上野には闇市が立ち並び、大人も子供も必死で生きていた。
靴磨きの少年に「いくつ?」と聞いた。
少年は「母ちゃんが(空襲で)いなくなったから分かんない」と答えた。
上野にはそんな戦災孤児が懸命に働いていた。
並木は「この子たちのために、今を必死で生きようとしている人々のために歌おう」と決意した。
上野から戻った歌声は一変した。
明るく伸びやかで、希望に満ちた「リンゴの唄」だった。
年が明けた46年1月に「リンゴの唄」は、霧島昇とのデュエット曲として、戦後のレコード第1号として発売された。
<
リンゴの唄 - 並木路子、霧島 昇 (1946)
>
誰もが口ずさんだ。
敗戦の暗いモノクロの世界で生きる人々に、「赤いリンゴ」と「青い空」という色彩のコントラストは鮮烈だった。
そして「何にも言わないリンゴ」に自分を投影し、黙々と頑張ろうと誓った。
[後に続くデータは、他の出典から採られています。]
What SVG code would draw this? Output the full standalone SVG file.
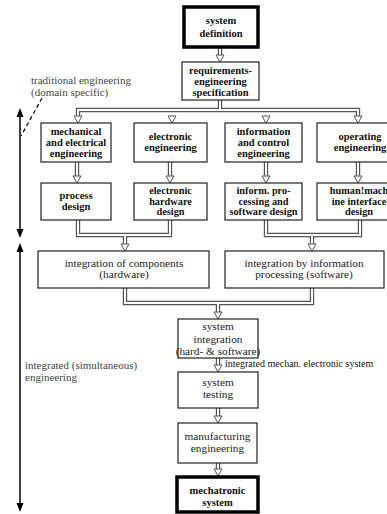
<svg xmlns="http://www.w3.org/2000/svg" width="387" height="514" viewBox="0 0 387 514">
  <style>
    .box { fill: #fff; stroke: #222; stroke-width: 1.2; }
    .thick { fill: #fff; stroke: #000; stroke-width: 3.5; }
    .bt { font-family: "Liberation Serif", "Times New Roman", serif; font-weight: bold; font-size: 10.5px; fill: #111; text-anchor: middle; }
    .bs { font-size: 10.3px; }
    .rt { font-family: "Liberation Serif", "Times New Roman", serif; font-size: 11.3px; fill: #222; text-anchor: middle; }
    .note { font-family: "Liberation Serif", "Times New Roman", serif; font-size: 11px; fill: #444; }
    .outer { fill: none; stroke: #555; stroke-width: 4.4; }
    .inner { fill: none; stroke: #fff; stroke-width: 2; }
    .head { fill: #fff; stroke: #555; stroke-width: 1; }
    .axis { fill: none; stroke: #000; stroke-width: 1.5; }
  </style>
  <defs>
    <!-- hollow arrowhead, tip at origin -->
    <polygon id="hd" class="head" points="-4,-7 4,-7 0,0"/>
  </defs>

  <rect width="387" height="514" fill="#fff"/>

  <!-- double-line connectors -->
  <g id="connectors">
    <path class="outer" d="M220,48 V56 M220,100 V110 M78,117 V110 H358 V117 M77,162 V177 M170,162 V177 M266,162 V177 M358,162 V177 M78,220 V235 H170 V220 M125,235 V244 M266,220 V235 H360 V220 M312,235 V244 M125,288 V303 H312 V288 M218,303 V312 M218,358 V366 M218,408 V417 M218,463 V470"/>
    <path class="inner" d="M220,47 V57 M220,99 V110 M78,118 V110 H358 V118 M77,161 V178 M170,161 V178 M266,161 V178 M358,161 V178 M78,219 V235 H170 V219 M125,235 V245 M266,219 V235 H360 V219 M312,235 V245 M125,287 V303 H312 V287 M218,303 V313 M218,357 V367 M218,407 V418 M218,462 V471"/>
    <use href="#hd" x="220" y="62"/>
    <use href="#hd" x="78" y="123"/>
    <use href="#hd" x="172" y="123"/>
    <use href="#hd" x="266" y="123"/>
    <use href="#hd" x="358" y="123"/>
    <use href="#hd" x="77" y="183"/>
    <use href="#hd" x="170" y="183"/>
    <use href="#hd" x="266" y="183"/>
    <use href="#hd" x="358" y="183"/>
    <use href="#hd" x="125" y="251"/>
    <use href="#hd" x="312" y="251"/>
    <use href="#hd" x="218" y="319"/>
    <use href="#hd" x="218" y="372"/>
    <use href="#hd" x="218" y="423"/>
    <use href="#hd" x="218" y="476"/>
  </g>

  <g id="system-definition">
    <rect class="thick" x="184" y="7" width="74" height="40"/>
    <text class="bt" x="221" y="24" font-size="11">system</text>
    <text class="bt" x="221" y="37" font-size="11">definition</text>
  </g>

  <g id="requirements">
    <rect class="box" x="182" y="62" width="77" height="38"/>
    <text class="bt" x="220.5" y="74">requirements-</text>
    <text class="bt" x="220.5" y="85">engineering</text>
    <text class="bt" x="220.5" y="96">specification</text>
  </g>

  <g id="mech-eng">
    <rect class="box" x="41" y="123" width="70" height="39"/>
    <text class="bt" x="76" y="135">mechanical</text>
    <text class="bt" x="76" y="146">and electrical</text>
    <text class="bt" x="76" y="157">engineering</text>
  </g>

  <g id="electronic-eng">
    <rect class="box" x="134" y="123" width="73" height="39"/>
    <text class="bt" x="170.5" y="140">electronic</text>
    <text class="bt" x="170.5" y="151">engineering</text>
  </g>

  <g id="info-control-eng">
    <rect class="box" x="225" y="123" width="77" height="39"/>
    <text class="bt" x="263.5" y="135">information</text>
    <text class="bt" x="263.5" y="146">and control</text>
    <text class="bt" x="263.5" y="157">engineering</text>
  </g>

  <g id="operating-eng">
    <rect class="box" x="317" y="123" width="85" height="39"/>
    <text class="bt" x="360" y="140">operating</text>
    <text class="bt" x="360" y="151">engineering</text>
  </g>

  <g id="process-design">
    <rect class="box" x="41" y="183" width="70" height="37"/>
    <text class="bt" x="76" y="199">process</text>
    <text class="bt" x="76" y="210">design</text>
  </g>

  <g id="hardware-design">
    <rect class="box" x="134" y="183" width="73" height="37"/>
    <text class="bt bs" x="170.5" y="194">electronic</text>
    <text class="bt bs" x="170.5" y="204.5">hardware</text>
    <text class="bt bs" x="170.5" y="215">design</text>
  </g>

  <g id="software-design">
    <rect class="box" x="225" y="183" width="77" height="37"/>
    <text class="bt bs" x="263.5" y="194">inform. pro-</text>
    <text class="bt bs" x="263.5" y="204.5">cessing and</text>
    <text class="bt bs" x="263.5" y="215">software design</text>
  </g>

  <g id="hmi-design">
    <rect class="box" x="317" y="183" width="85" height="37"/>
    <text class="bt bs" x="359" y="194">human!mach</text>
    <text class="bt bs" x="359" y="204.5">ine interface</text>
    <text class="bt bs" x="359" y="215">design</text>
  </g>

  <g id="hw-integration">
    <rect class="box" x="38" y="251" width="171" height="37"/>
    <text class="rt" x="124" y="267">integration of components</text>
    <text class="rt" x="124" y="278">(hardware)</text>
  </g>

  <g id="sw-integration">
    <rect class="box" x="225" y="251" width="159" height="37"/>
    <text class="rt" x="304" y="267">integration by information</text>
    <text class="rt" x="304" y="278">processing (software)</text>
  </g>

  <g id="system-integration">
    <rect class="box" x="178" y="319" width="80" height="39"/>
    <text class="rt" x="218" y="330">system</text>
    <text class="rt" x="218" y="343">integration</text>
    <text class="rt" x="218" y="355" font-size="8">(hard- &amp; software)</text>
  </g>

  <text id="label-integrated" x="225" y="367" font-family="Liberation Serif, Times New Roman, serif" font-size="10" fill="#111">integrated mechan. electronic system</text>

  <g id="system-testing">
    <rect class="box" x="178" y="372" width="80" height="36"/>
    <text class="rt" x="218" y="386">system</text>
    <text class="rt" x="218" y="398">testing</text>
  </g>

  <g id="manufacturing">
    <rect class="box" x="178" y="423" width="79" height="40"/>
    <text class="rt" x="217.5" y="440">manufacturing</text>
    <text class="rt" x="217.5" y="452">engineering</text>
  </g>

  <g id="mechatronic-system">
    <rect class="thick" x="177" y="477" width="81" height="35"/>
    <text class="bt" x="217.5" y="494" font-size="11">mechatronic</text>
    <text class="bt" x="217.5" y="506" font-size="11">system</text>
  </g>

  <!-- phase axis on the left -->
  <g id="phase-axis">
    <line class="axis" x1="20" y1="114" x2="20" y2="232"/>
    <polygon points="20,108 16.5,117 23.5,117" fill="#000"/>
    <polygon points="20,238 16.5,229 23.5,229" fill="#000"/>
    <line class="axis" x1="20" y1="248" x2="20" y2="506"/>
    <polygon points="20,243 16.5,252 23.5,252" fill="#000"/>
    <polygon points="20,512 16.5,503 23.5,503" fill="#000"/>
    <line x1="42" y1="98" x2="21" y2="136" stroke="#000" stroke-width="1.2" stroke-dasharray="4,3"/>
    <text class="note" x="31" y="84">traditional engineering</text>
    <text class="note" x="31" y="96">(domain specific)</text>
    <text class="note" x="25" y="369">integrated (simultaneous)</text>
    <text class="note" x="25" y="381">engineering</text>
  </g>
</svg>
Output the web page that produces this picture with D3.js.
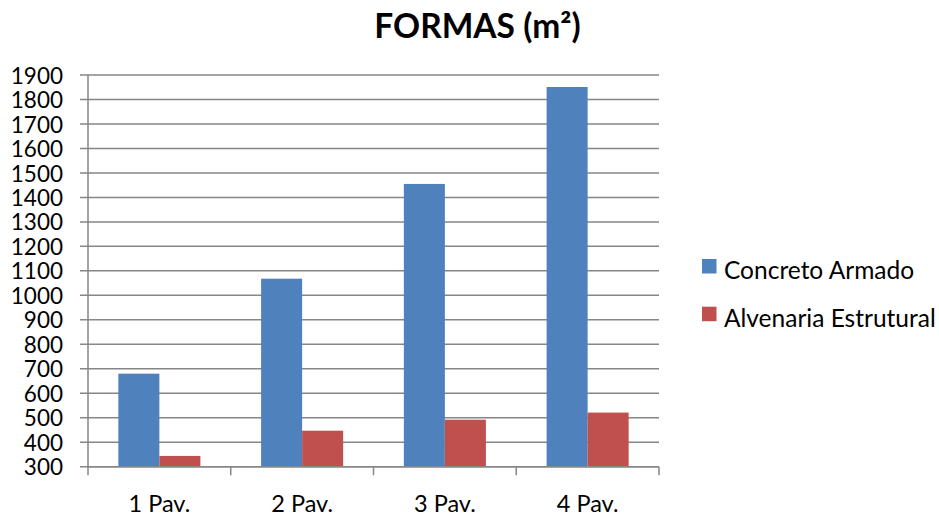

発売元の日本コロムビアの社史には「戦後最初のヒット曲」と明記されている。
77年を経ても色あせない、戦後を象徴する1曲である。
【笹森文彦】 
 ▼参考文献 
「詞と曲に隠された物語 昭和歌謡の謎」(合田道人著、祥伝社新書)「昭和歌謡1945~1989」(平尾昌晃著、廣済堂新書)  
◆並木路子(なみき・みちこ)本名南郷庸子(なんごう・つねこ)。1921年(大10)9月30日、東京・浅草生まれ。
49年にソロ歌唱による「リンゴの唄」のレコードを発表。
他の代表曲は「森の水車」「可愛いスイートピー」など。
93年から日本歌手協会副会長。99年に勲四等瑞宝章。
01年4月7日に心筋梗塞のため79歳で死去。
◆8月15日 玉音放送で国民に戦争終結を公表した日。
82年4月に「戦没者を追悼し平和を祈念する日」と閣議決定された。
63年以降毎年、同日に「全国戦没者追悼式」が実施されている。
一般的に「終戦の日」「終戦記念日」と言う。
アメリカは太平洋戦争の降伏文書に日本が調印した9月2日を対日戦勝記念日(VJ Day=Victory over Japan Day)としている。
イギリスは8月15日をVJ Dayとしている。
  <戦直後の娯楽>  終戦の日以降の娯楽の主なアレコレを紹介する。  
◆舞台(歌舞伎) 2代目市川猿之助一座が、終戦からわずか16日後の9月1日に、東京劇場で「黒塚」など上演。
これは戦災者慰問の8月公演用に、配役や衣装の準備が整っていたため即応できた。 
 ◆映画 GHQの事前検閲は「公開許可」「一部削除の上での公開許可」「不許可」があった。 
 ◆GHQの接収と改称 神宮球場は「ステイトサイド・パーク」に改称され連合国軍専用球場に。
明治神宮外苑競技場は「ナイル・キニック・スタジアム」に改称。
いずれも日本人も使用できた。
両国国技館は「メモリアルホール」に、東京宝塚劇場は「アーニー・パイル劇場」に改称。  
◆NHK紅白歌合戦の前身 敗戦の年の瀬を明るくしたいと、NHKが男女の人気歌手約20人が歌で競うラジオ番組「紅白歌合戦」を企画した。
しかしGHQが「合戦」は「バトル」(戦闘)を意味すると却下。
番組名を「紅白音楽試合」に替え、12月31日に1時間40分生放送された。